Ukraine captured a batch of Russia's missiles and fired them back at its troops, report says

·2 min read
  • Ukrainian forces are capturing Russian military equipment and using it against Russian troops.

  • On Sunday, Ukraine seized intact Russian missiles and fired them back, an official told CNN.

  • President Zelenskyy last week joked that captured gear made Russia a top arms supplier to Ukraine.

Ukrainian forces captured a batch of intact Russian missiles and fired them back at Russian troops, CNN reported on Monday.

Russian troops trying to invade Kyiv from the northwestern city of Hostomel on Sunday were attacked with their own weapons, Yuri Golodov, the deputy commander of one of Ukraine's territorial forces, told CNN.

"Last night we sent the Ukrainian armed forces 24 Uragan missiles that were on their way here to fly over our cities," Golodov told CNN on Monday.

"We captured them intact, gave them to the armed forces of Ukraine at night, and now the Ukrainian army has fired missiles back at them," he added.

Golodov leads a team working to repair and repaint Russian military equipment that has been captured or abandoned, CNN reported.

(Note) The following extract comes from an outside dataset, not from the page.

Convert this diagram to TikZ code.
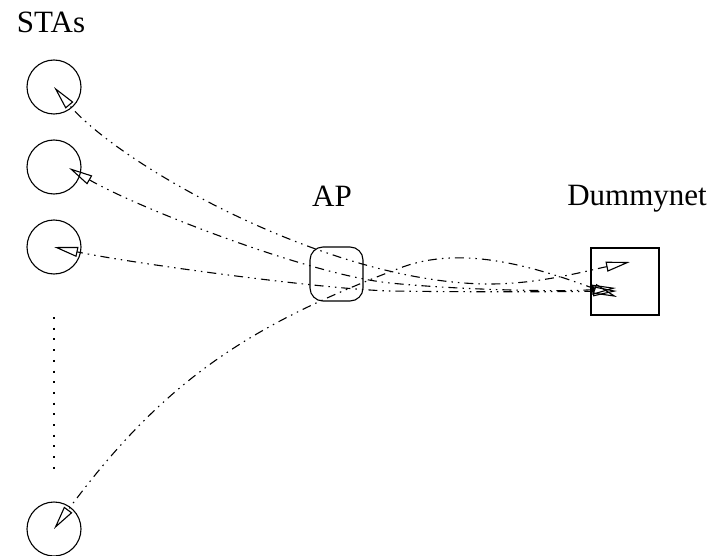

The team works on different types of military vehicles at a junkyard in Kyiv, fixing broken parts, removing communications systems, and painting over any Russian military symbols, the report said.

"It looks like old weaponry, but actually if you use it correctly it will serve us for a long time," Golodov said, adding, "Everything that we take away from the Russian army, we transfer to the armed forces of Ukraine."

Last week, Ukrainian President Volodymyr Zelenskyy joked that Russia had become a major arms supplier to Ukraine because so much of its equipment had been captured by Ukrainian forces.

"We take trophies and use them to protect Ukraine," Zelenskyy said in a video address. "Today, Russian troops are, in fact, one of the suppliers of equipment to our army."

Ukraine's armed forces said on Monday that Russian troops had lost 498 tanks, 121 helicopters, and 1,535 armored personnel carriers since the start of the conflict on February 24. The figures have not been verified.